|
Overview
The ability to effectively query document image databases is a
problem which presents interesting challenges primarily because
of the rich structure of the underlying documents. Unlike traditional
databases in which structures and relationships between elements
are well defined, an unprocessed document image contains a wealth
of information, but is only represented initially by a set of
pixels. For traditional databases, the underlying structure allows
the user to form queries on specific fields or relationships between
them, and retrieve a list of entries which match a specific query.
Ideally, image databases should allow the same basic level of
access, although it is often difficult to define queries in a
quantitative way to facilitate such operations.
Work
has recently begun on a joint project between the Universities
of Maryland and Oulu on the development of a system for Intelligent
Document Image Retrieval (IDIR). The IDIR architecture will provide
close connections with, and utilization of, document analysis
and image processing techniques, advanced computing and networking,
and current approaches to database management. The system design
consists of aggressively modularized components to enhance the
development of individual parts which are used in the complete
solution and include: Interface specifications, multipurpose feature
extraction, an integrated efficient query language, physical retrieval
from an object-oriented database, and delivery of retrieved objects.
The
main technical accomplishment of this project is that we have
developed methods for spatial indexing of document components
and defined measures of document similarity based on these methods.

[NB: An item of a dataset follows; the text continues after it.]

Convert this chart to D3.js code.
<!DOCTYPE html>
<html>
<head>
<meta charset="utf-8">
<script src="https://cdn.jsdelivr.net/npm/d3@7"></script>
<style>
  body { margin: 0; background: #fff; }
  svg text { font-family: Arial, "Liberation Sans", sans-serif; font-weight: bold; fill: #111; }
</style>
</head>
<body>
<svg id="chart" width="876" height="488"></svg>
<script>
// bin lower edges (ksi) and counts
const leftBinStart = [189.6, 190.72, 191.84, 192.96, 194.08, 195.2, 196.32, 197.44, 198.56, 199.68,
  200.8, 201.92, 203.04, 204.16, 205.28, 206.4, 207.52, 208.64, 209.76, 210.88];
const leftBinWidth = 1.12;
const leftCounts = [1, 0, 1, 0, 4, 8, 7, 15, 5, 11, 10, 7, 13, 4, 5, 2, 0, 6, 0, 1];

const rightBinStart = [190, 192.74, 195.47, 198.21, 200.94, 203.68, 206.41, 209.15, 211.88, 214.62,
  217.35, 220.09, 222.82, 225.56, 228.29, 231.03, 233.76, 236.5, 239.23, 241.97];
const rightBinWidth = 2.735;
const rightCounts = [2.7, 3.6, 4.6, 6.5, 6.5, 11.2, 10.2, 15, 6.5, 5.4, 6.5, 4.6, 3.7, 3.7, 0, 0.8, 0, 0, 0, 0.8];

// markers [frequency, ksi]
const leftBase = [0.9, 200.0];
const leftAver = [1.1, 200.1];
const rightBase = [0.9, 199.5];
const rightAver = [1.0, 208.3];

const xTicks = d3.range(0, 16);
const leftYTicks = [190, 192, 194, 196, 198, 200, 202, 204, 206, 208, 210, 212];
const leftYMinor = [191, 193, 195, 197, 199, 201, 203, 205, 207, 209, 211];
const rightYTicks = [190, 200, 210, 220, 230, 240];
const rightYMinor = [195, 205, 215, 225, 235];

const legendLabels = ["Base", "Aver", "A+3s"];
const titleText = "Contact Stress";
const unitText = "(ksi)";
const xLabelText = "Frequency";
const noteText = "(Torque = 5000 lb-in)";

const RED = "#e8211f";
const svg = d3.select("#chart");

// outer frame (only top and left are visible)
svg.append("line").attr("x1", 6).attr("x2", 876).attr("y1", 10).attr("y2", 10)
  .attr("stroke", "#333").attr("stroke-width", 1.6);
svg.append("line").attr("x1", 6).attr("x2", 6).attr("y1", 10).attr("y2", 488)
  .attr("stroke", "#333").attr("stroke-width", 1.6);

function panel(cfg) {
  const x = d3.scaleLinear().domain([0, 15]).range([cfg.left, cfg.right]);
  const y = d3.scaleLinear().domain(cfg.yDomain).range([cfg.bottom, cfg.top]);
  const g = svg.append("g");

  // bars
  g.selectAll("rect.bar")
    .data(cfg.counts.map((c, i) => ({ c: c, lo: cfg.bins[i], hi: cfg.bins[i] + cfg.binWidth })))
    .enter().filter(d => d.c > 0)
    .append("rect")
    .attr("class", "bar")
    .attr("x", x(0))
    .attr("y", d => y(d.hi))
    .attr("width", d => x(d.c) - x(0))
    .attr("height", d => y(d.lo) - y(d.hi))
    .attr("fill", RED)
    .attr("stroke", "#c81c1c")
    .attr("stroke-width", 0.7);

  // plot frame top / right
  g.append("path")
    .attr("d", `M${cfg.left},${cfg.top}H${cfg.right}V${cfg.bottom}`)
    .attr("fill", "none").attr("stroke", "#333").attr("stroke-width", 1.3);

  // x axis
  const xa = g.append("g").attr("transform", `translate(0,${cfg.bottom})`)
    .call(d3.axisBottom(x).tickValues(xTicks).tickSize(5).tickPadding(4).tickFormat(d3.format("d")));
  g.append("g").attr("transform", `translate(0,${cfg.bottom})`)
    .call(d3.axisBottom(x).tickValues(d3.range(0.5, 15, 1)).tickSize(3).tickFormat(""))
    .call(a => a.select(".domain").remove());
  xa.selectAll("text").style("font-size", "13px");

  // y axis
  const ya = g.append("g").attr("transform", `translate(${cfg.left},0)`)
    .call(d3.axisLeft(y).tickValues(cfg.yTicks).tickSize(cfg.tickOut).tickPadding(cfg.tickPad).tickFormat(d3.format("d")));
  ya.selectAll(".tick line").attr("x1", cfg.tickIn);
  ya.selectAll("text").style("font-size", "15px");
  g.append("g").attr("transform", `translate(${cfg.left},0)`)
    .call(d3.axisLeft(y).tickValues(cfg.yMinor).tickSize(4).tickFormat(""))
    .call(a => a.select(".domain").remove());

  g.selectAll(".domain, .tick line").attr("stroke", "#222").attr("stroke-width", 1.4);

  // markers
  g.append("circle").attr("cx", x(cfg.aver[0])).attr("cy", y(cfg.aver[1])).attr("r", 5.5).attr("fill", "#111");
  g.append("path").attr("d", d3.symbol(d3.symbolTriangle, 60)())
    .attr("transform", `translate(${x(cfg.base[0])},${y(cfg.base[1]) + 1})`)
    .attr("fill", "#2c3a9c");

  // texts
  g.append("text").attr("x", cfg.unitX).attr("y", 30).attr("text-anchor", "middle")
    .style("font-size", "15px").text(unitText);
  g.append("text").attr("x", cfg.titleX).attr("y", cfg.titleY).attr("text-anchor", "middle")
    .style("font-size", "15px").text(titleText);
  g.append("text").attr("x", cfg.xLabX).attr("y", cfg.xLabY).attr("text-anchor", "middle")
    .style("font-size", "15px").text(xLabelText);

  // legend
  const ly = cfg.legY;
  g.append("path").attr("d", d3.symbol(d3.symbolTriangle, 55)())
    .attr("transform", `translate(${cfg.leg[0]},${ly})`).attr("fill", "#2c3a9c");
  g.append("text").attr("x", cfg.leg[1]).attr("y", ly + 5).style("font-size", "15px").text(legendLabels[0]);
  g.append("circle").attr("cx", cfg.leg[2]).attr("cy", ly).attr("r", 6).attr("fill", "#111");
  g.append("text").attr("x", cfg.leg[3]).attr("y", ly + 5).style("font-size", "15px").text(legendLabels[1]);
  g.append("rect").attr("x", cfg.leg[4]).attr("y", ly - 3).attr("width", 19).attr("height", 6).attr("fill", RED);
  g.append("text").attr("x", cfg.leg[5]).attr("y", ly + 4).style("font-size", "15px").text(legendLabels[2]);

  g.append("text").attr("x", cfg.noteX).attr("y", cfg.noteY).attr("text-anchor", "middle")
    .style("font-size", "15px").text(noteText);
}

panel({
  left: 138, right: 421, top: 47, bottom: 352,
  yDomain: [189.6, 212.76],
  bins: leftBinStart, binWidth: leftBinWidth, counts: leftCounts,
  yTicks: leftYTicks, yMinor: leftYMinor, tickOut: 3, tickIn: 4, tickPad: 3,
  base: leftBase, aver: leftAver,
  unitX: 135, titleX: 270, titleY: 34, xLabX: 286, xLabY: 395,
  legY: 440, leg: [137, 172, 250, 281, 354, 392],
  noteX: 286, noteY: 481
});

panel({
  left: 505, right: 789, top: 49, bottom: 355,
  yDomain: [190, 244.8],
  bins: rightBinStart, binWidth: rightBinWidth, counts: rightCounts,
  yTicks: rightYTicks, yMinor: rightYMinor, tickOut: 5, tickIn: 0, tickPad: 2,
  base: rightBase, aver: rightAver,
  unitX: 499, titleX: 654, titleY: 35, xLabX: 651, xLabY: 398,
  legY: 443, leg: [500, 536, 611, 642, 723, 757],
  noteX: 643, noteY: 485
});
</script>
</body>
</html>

This essentially allows us to define document image similarity
based on structure. We have used the techniques query small databases
for image that appear'' similar to a give query image with respect
to structure. We can demonstrate its effectiveness for identifying
documents such as title pages, bibliographics and advertisements
by example.
Project
Status
Recent
work has focused on the development of spatial indexing techniques
for document images. The current plan is to incorporate these
indexing techniques and test the entire system on heterogeneous
databases. Furthermore, we are integrating other indexing mechanisms
such as imperfect OCR and the results of page classification.
|